To be fair, I don’t know whether he cheated or not but he’d have to be a miracle worker with her demands – no pocket-money, allotted so much time to get home from work, no phone and she was with him everywhere when he wasn’t working – to name a few. I had come to the conclusion later that my mother may have possibly had a chemical imbalance or was manic-depressive which was never diagnosed but may have explained some things.
Family life presented some problems for my sister and me as we grew in trying to fit in with the outside world with neighborhood kids and school. We saw and felt the judgments on what we wore, how our clothes smelled from a portable kerosene heater and how we appeared different.
As years went by my parents aged living in their own isolated world continuing their battles with each other. We grew up, got married and established normal homes (I’m surprised) though not without our own challenges. Things got worse for my parents in poverty having not provided properly for themselves in their ‘golden years’.
My sister took on the responsibility of helping them as much as possible with me half-way across the country but they were proud and stayed in their home even if it was severely run down. It was their home. My mother passed away in her late 60’s and my dad lived another 15 years coming out of his shell and trying to recover without her. It’s another story, another time in how I found closure on the loss of my mother through a vivid dream.
Having lived behind the same doors with the struggles of my parents I learned compassion for them through the good times and not so good. I felt their tenderness for each other, my sister and I, heard their political and religious views, made my reconciliation pitches and wept with them when they faced some of their biggest fears.
Later in my dad’s life is when I observed my full awareness of my reaction to a neighbor’s perception who lived across the street from my dad. Through some bad choices my father had befriended and trusted a neighbor and ended up losing everything he had to the final loss of selling his house for a minimal amount while in the hospital with heart surgery.
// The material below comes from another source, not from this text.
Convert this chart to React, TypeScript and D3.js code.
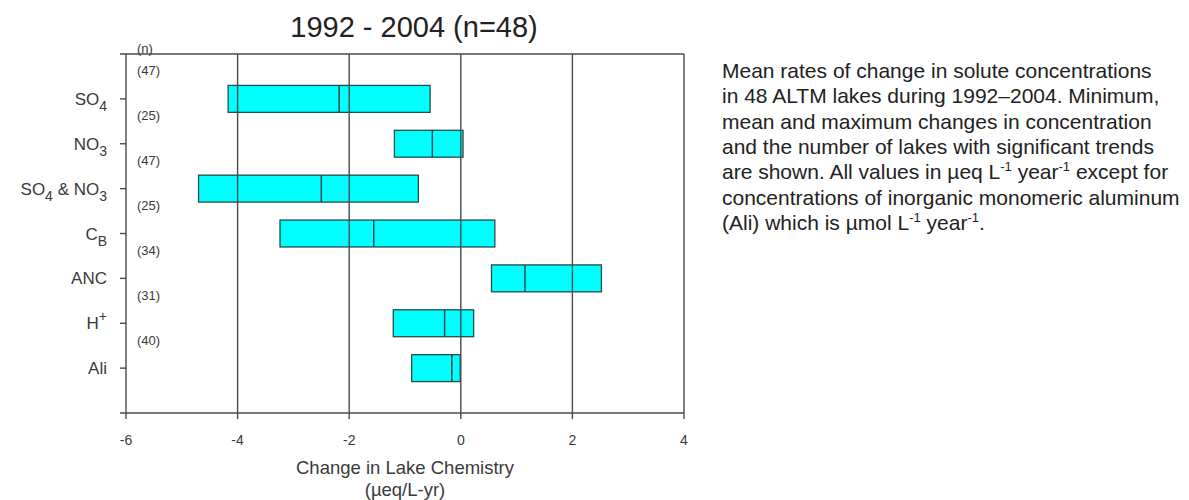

I went with him to meet this neighbor out of curiosity to understand his trust in her and was met with another forceful, opinionated neighbor she had asked to join us. He proceeded to ream me up one end and down the other about the kind of daughter I was allowing my father to live in those poverty conditions. He only had the physical perception of the conditions of the house and what life appeared to be from the outside.
As I watched this neighbor rant and rave, I noticed my father as his head hung down realizing the bad choices he had made and could only love him more. He finally understood what my sister and I had lived trying to fit in this world of perception and nothing more had to be said. My only rebuttal to the disgruntled neighbor was, “The only way you would understand is if you had lived behind those closed doors.”
I think so many times of the people you hear stories about on the news and the misfortunes that have fallen on them. I wonder what life was like behind their closed doors, the pain and their reactions to it that brought them to the life they now live. I hope they can make some sense of it, find understanding and compassion along the way and pass it along.
We all have our stories, perspectives and perceptions – may we all take more time before we make our judgments. I hope you will share some of your stories.